Her hit song, “We’ll Meet Again” came at the outbreak of war, premiering on a popular radio program in 1939. In 1941, she received her own BBC radio program, “Sincerely Yours, Vera Lynn,” and soon recorded what has become another iconic wartime song, “The White Cliffs of Dover.” She also married musician Harry Lewis in 1941 — the marriage lasting almost 60 years until Lewis’ death in 1998.
During the war, Lynn also appeared in the 1942 film “We’ll Meet Again,” in which she played an entertainer. Upon joining the Entertainment National Services Assn. in 1944, she traveled to Egypt, India and Myanmar, performing for troops.
After war’s end, Lynn toured around Europe and continued to host her radio show. She became the first English artist to top the American charts when Decca Records released a compilation of her songs, titled “Auf Wiederseh’n Sweetheart” in 1952. After developing emphysema towards the end of the 1960s, her touring slowed.
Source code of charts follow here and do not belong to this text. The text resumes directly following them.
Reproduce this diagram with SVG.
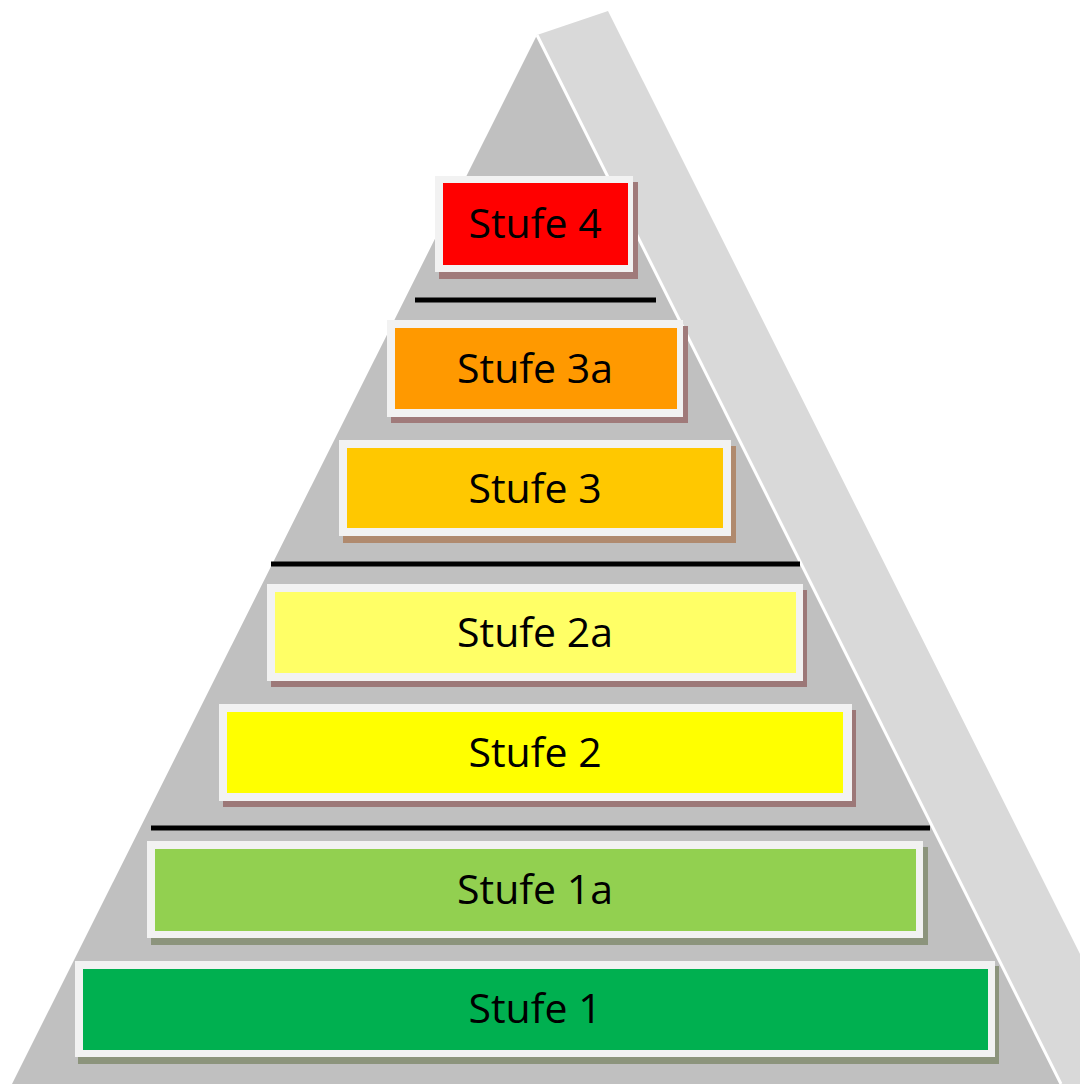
<svg xmlns="http://www.w3.org/2000/svg" width="1080" height="1084" viewBox="0 0 1080 1084">
  <style>
    .frame { fill: #f2f2f2; }
    .label { font-family: "Open Sans", "Liberation Sans", sans-serif; font-size: 41px; fill: #000; text-anchor: middle; }
    .sep { stroke: #000; stroke-width: 5; }
  </style>
  <rect width="1080" height="1084" fill="#ffffff"/>

  <!-- pyramid body -->
  <g id="pyramid">
    <polygon points="537,35 608,11 1145,1084 1061,1084" fill="#d9d9d9"/>
    <polygon points="537,35 1061,1084 12,1084" fill="#c0c0c0"/>
    <line x1="537" y1="35" x2="1061" y2="1084" stroke="#ffffff" stroke-width="3"/>
  </g>

  <!-- separators between level groups -->
  <g id="connectors">
    <line class="sep" x1="415" y1="300" x2="656" y2="300"/>
    <line class="sep" x1="271" y1="564" x2="800" y2="564"/>
    <line class="sep" x1="151" y1="828" x2="930" y2="828"/>
  </g>

  <g id="stufe4">
    <rect x="439" y="182" width="199" height="97" fill="#a07a7a"/>
    <rect class="frame" x="435" y="176" width="198" height="96"/>
    <rect x="443" y="183" width="185" height="82" fill="#ff0000"/>
    <text class="label" x="535" y="238">Stufe 4</text>
  </g>

  <g id="stufe3a">
    <rect x="391" y="326" width="297" height="97" fill="#a07a7a"/>
    <rect class="frame" x="387" y="320" width="296" height="97"/>
    <rect x="395" y="328" width="282" height="81" fill="#ff9900"/>
    <text class="label" x="535" y="383">Stufe 3a</text>
  </g>

  <g id="stufe3">
    <rect x="343" y="446" width="393" height="97" fill="#b08a6e"/>
    <rect class="frame" x="339" y="440" width="392" height="96"/>
    <rect x="347" y="448" width="376" height="80" fill="#ffc800"/>
    <text class="label" x="535" y="503">Stufe 3</text>
  </g>

  <g id="stufe2a">
    <rect x="271" y="590" width="536" height="97" fill="#9c7878"/>
    <rect class="frame" x="267" y="584" width="536" height="97"/>
    <rect x="275" y="592" width="521" height="81" fill="#ffff66"/>
    <text class="label" x="535" y="647">Stufe 2a</text>
  </g>

  <g id="stufe2">
    <rect x="223" y="710" width="633" height="97" fill="#9c7878"/>
    <rect class="frame" x="219" y="704" width="633" height="97"/>
    <rect x="227" y="712" width="616" height="81" fill="#ffff00"/>
    <text class="label" x="535" y="767">Stufe 2</text>
  </g>

  <g id="stufe1a">
    <rect x="151" y="847" width="777" height="98" fill="#8c947c"/>
    <rect class="frame" x="147" y="841" width="776" height="97"/>
    <rect x="155" y="849" width="761" height="82" fill="#92d050"/>
    <text class="label" x="535" y="904">Stufe 1a</text>
  </g>

  <g id="stufe1">
    <rect x="78" y="966" width="921" height="98" fill="#8c947c"/>
    <rect class="frame" x="75" y="961" width="920" height="96"/>
    <rect x="83" y="969" width="905" height="81" fill="#00b050"/>
    <text class="label" x="535" y="1023">Stufe 1</text>
  </g>
</svg>
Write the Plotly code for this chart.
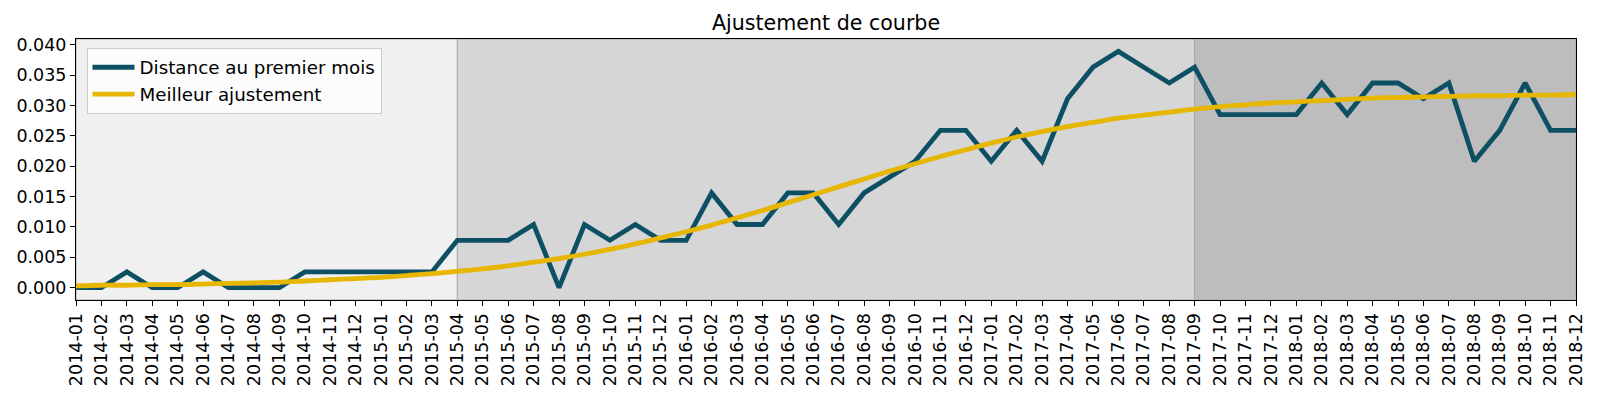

Lynn became the oldest living artist to have a number one album in England in 2009, with the release of “We’ll Meet Again: The Very Best of Vera Lynn.” She broke another record in 2017, when she came the oldest living artist to have an album in the top 10 of the British charts with “100,” in honor of her 100th birthday.
“100” again re-entered the country’s top 40 this spring after Lynn’s song was played prominently during the BBC’s VE Day celebrations. Singer Katherine Jenkins performed the tune with a wartime Lynn via an edited segment.
Lynn was made an Officer of the Order of the British Empire (OBE) in 1969. Six years later, she was appointed Dame Commander of the Order of the British Empire (DBE) in 1975.